REQUIRED WORK: Copy every line of the listing that holds the string "this".

RECORDS FOR PROCESSING:

********

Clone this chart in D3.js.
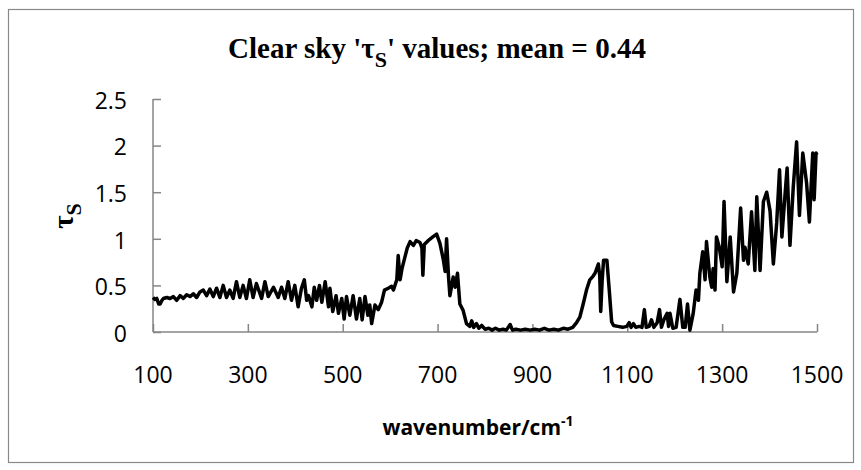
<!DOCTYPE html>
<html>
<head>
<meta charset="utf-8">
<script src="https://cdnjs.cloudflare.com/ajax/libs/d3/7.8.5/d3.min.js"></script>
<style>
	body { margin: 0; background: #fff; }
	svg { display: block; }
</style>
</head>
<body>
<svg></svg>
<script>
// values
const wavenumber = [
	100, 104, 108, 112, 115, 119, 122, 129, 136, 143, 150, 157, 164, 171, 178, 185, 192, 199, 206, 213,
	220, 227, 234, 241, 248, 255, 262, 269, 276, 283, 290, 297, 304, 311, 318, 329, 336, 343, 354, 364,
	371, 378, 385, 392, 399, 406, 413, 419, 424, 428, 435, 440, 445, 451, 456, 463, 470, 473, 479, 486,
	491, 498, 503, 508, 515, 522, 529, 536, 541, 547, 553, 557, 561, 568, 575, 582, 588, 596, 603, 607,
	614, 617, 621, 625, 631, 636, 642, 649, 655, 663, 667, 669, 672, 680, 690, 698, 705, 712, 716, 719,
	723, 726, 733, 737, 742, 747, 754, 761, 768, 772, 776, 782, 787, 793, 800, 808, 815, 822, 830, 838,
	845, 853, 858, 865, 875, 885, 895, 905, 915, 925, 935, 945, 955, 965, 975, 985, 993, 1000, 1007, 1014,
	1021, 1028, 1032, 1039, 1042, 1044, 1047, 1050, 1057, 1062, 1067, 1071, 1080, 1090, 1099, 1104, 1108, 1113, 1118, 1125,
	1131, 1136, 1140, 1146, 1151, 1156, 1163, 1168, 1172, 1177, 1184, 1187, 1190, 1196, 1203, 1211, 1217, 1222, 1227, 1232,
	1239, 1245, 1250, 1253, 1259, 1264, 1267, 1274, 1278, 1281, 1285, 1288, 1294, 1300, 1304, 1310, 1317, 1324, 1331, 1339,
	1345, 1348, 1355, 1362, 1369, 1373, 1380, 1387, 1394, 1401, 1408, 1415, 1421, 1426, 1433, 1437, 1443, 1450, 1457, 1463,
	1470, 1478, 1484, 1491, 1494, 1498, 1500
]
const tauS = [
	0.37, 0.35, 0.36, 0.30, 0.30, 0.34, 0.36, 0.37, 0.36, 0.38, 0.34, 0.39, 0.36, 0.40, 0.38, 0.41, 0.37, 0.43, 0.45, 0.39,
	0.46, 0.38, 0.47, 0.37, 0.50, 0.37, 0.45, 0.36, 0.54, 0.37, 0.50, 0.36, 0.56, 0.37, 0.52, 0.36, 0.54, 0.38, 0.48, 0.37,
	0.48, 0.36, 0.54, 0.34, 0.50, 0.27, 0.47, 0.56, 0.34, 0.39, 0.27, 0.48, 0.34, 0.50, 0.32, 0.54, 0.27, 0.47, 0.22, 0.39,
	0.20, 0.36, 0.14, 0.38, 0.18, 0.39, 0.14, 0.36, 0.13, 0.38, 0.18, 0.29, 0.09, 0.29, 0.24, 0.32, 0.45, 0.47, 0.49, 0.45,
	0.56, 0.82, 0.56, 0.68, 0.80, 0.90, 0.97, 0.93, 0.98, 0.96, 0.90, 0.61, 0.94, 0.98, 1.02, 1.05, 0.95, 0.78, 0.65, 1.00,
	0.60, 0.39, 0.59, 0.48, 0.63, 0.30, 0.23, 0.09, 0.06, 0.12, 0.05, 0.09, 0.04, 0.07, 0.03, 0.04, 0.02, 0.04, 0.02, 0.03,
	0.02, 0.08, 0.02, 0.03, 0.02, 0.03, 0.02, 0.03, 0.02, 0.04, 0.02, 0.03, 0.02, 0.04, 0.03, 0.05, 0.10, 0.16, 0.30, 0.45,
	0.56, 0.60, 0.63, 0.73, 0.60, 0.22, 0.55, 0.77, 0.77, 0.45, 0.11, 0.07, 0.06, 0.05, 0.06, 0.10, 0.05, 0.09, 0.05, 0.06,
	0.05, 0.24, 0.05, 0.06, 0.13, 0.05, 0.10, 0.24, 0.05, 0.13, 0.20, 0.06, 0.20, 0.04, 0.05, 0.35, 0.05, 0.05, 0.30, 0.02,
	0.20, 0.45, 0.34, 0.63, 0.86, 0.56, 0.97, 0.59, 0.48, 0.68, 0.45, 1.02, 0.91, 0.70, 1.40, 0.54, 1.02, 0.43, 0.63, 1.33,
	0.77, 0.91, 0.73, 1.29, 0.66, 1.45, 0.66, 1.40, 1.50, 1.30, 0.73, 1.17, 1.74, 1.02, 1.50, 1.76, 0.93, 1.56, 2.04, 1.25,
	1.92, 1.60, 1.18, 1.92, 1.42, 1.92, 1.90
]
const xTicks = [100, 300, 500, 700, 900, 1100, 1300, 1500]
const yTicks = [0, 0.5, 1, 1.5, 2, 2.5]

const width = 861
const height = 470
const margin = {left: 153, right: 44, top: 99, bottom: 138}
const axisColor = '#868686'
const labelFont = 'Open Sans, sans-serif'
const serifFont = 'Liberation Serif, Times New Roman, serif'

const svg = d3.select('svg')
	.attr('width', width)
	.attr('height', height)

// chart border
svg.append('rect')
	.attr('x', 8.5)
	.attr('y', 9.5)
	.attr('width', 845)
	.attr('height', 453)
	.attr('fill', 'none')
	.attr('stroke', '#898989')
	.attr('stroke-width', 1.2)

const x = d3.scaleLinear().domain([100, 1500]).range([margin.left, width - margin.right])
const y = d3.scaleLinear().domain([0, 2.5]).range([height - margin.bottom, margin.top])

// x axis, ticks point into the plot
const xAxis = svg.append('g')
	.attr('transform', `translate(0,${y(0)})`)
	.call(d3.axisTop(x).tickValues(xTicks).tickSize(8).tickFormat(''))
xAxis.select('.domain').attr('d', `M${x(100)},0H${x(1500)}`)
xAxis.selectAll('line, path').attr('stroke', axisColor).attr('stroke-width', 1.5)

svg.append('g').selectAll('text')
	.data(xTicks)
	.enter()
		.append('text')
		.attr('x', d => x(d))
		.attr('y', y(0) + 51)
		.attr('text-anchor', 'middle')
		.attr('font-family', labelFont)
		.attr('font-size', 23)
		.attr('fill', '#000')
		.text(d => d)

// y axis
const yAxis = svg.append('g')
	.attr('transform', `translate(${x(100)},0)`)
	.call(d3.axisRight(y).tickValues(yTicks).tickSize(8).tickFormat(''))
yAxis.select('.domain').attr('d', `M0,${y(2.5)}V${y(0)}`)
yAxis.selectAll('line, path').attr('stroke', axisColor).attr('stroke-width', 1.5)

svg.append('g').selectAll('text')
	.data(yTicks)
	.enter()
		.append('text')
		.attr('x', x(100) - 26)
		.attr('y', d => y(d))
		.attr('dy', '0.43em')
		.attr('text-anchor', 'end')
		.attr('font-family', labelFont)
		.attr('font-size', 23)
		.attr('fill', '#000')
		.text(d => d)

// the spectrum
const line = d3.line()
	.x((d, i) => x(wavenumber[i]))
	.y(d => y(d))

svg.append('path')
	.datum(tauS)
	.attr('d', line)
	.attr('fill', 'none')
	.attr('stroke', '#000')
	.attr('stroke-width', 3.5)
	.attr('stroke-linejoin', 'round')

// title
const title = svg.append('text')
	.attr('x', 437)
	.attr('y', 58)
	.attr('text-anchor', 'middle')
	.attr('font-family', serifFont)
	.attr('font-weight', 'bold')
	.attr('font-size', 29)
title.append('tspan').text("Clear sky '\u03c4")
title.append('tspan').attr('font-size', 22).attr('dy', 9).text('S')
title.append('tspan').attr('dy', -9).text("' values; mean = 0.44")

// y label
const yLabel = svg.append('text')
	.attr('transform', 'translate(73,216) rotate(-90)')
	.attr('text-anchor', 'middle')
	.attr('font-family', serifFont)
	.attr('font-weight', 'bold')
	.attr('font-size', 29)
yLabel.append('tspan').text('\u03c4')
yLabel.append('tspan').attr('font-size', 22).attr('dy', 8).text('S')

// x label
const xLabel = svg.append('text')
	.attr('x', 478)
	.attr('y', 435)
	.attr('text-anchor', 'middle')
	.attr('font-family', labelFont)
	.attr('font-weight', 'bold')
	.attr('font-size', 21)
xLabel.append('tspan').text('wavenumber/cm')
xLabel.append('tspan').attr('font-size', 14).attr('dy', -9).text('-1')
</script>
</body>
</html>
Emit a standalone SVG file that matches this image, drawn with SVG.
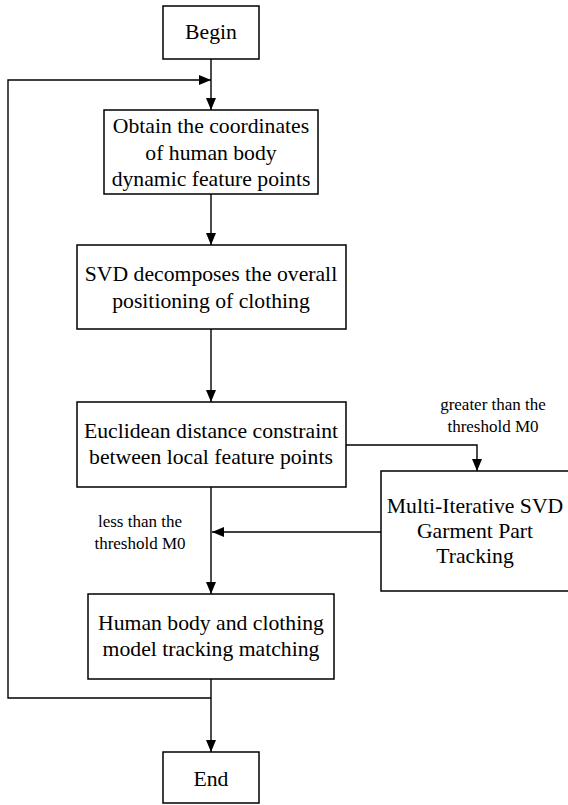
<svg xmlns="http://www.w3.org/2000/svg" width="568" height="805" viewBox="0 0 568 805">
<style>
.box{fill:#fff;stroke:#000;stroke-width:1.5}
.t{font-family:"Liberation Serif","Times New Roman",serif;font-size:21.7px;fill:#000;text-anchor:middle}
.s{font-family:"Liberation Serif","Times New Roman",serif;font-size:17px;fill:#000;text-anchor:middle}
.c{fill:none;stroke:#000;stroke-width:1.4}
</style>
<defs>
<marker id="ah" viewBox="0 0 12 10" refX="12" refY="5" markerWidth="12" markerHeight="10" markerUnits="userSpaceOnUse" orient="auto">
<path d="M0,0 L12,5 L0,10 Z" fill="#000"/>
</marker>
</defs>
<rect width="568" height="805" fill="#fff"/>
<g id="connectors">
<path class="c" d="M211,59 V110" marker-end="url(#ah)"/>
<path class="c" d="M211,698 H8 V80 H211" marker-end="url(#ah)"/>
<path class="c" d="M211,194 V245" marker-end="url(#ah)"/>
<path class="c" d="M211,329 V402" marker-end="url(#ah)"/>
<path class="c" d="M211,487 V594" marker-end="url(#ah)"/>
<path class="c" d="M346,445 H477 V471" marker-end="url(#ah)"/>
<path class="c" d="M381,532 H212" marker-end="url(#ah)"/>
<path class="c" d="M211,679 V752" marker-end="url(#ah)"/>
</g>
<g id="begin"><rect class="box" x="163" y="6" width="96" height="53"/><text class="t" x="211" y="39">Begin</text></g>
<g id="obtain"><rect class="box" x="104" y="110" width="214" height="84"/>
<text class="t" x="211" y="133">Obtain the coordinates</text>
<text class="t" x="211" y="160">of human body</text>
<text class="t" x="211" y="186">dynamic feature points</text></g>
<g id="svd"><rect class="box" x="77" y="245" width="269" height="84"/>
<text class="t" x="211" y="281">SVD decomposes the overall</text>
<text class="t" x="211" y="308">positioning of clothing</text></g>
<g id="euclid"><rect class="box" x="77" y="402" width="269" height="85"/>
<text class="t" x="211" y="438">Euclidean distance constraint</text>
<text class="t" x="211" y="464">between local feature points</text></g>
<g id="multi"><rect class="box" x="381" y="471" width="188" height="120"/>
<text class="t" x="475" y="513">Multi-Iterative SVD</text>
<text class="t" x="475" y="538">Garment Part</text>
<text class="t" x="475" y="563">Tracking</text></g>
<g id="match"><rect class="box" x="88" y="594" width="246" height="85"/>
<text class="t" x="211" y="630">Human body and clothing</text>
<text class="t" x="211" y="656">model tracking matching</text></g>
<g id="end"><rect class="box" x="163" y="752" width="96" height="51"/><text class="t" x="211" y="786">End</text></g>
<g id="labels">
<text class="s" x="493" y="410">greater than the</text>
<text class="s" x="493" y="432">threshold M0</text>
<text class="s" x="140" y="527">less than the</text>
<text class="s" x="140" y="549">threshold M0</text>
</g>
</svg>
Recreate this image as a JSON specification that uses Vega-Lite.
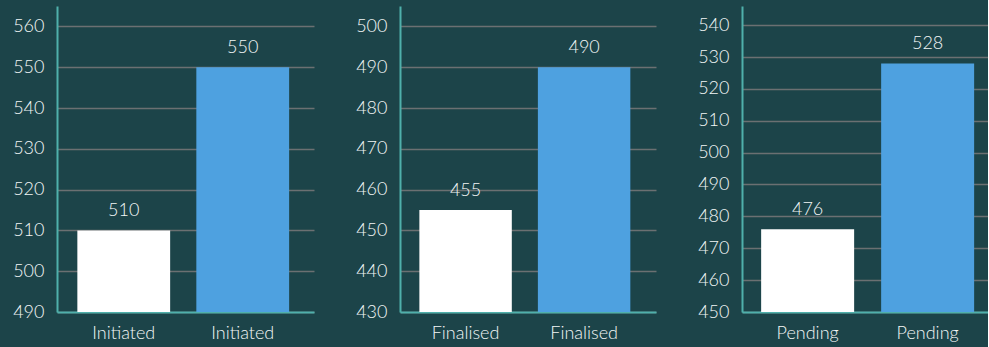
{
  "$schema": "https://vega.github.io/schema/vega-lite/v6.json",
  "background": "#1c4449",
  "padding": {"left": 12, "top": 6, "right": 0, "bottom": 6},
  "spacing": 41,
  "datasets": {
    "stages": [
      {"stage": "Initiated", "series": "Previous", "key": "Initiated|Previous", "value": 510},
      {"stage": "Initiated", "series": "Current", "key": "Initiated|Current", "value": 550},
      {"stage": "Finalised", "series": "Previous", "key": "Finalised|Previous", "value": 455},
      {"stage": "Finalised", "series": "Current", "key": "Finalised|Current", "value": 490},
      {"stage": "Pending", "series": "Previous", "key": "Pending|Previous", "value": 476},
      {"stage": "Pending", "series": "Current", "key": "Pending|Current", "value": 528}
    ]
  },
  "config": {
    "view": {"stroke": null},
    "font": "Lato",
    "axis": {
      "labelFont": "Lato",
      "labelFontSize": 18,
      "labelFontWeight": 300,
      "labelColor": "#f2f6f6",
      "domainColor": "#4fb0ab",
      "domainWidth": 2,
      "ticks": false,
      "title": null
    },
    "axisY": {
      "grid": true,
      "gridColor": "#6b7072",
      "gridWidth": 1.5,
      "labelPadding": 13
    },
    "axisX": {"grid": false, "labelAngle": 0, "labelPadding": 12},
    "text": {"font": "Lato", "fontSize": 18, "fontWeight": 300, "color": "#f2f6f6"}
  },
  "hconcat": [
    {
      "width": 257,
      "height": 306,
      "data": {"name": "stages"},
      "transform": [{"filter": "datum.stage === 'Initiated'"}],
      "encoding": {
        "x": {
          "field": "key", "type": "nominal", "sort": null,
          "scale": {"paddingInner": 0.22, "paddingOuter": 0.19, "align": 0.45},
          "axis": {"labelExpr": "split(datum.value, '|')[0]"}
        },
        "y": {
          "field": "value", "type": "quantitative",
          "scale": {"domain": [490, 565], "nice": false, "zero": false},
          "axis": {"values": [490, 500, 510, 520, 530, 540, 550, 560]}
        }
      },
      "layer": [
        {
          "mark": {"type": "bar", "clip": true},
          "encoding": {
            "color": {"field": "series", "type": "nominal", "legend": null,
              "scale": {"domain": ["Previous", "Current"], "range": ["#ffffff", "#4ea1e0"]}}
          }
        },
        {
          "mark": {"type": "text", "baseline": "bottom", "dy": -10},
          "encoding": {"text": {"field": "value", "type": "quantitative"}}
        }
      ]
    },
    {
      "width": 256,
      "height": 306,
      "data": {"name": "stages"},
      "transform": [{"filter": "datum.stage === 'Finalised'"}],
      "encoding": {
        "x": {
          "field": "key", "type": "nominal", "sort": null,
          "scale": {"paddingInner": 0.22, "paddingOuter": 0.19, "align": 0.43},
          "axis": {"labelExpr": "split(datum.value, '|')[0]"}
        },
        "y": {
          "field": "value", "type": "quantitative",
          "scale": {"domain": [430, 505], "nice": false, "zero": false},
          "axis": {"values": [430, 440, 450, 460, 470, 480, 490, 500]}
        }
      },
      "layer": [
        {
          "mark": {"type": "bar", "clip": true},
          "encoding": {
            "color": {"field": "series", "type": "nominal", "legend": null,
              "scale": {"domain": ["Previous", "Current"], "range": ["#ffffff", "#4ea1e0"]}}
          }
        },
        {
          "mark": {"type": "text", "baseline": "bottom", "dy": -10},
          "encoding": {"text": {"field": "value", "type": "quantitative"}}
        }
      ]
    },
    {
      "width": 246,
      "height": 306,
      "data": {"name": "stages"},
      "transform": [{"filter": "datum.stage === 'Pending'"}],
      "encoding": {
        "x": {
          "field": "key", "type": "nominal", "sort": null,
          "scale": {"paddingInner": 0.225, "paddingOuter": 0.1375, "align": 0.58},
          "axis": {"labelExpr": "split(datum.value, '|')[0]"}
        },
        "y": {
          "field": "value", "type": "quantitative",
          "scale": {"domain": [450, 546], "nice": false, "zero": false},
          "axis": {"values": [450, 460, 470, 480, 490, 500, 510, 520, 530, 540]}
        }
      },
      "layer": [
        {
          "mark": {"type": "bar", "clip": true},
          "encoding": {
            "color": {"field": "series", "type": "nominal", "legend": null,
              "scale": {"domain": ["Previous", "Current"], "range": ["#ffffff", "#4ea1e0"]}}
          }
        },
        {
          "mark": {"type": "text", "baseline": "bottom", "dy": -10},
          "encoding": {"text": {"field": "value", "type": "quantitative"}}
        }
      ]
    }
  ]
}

********

ANSWER FOR THE TASK:
Clone this chart in D3.js.
Emit a standalone SVG file that matches this image, drawn with SVG.
Recreate this image as a JSON specification that uses Vega-Lite.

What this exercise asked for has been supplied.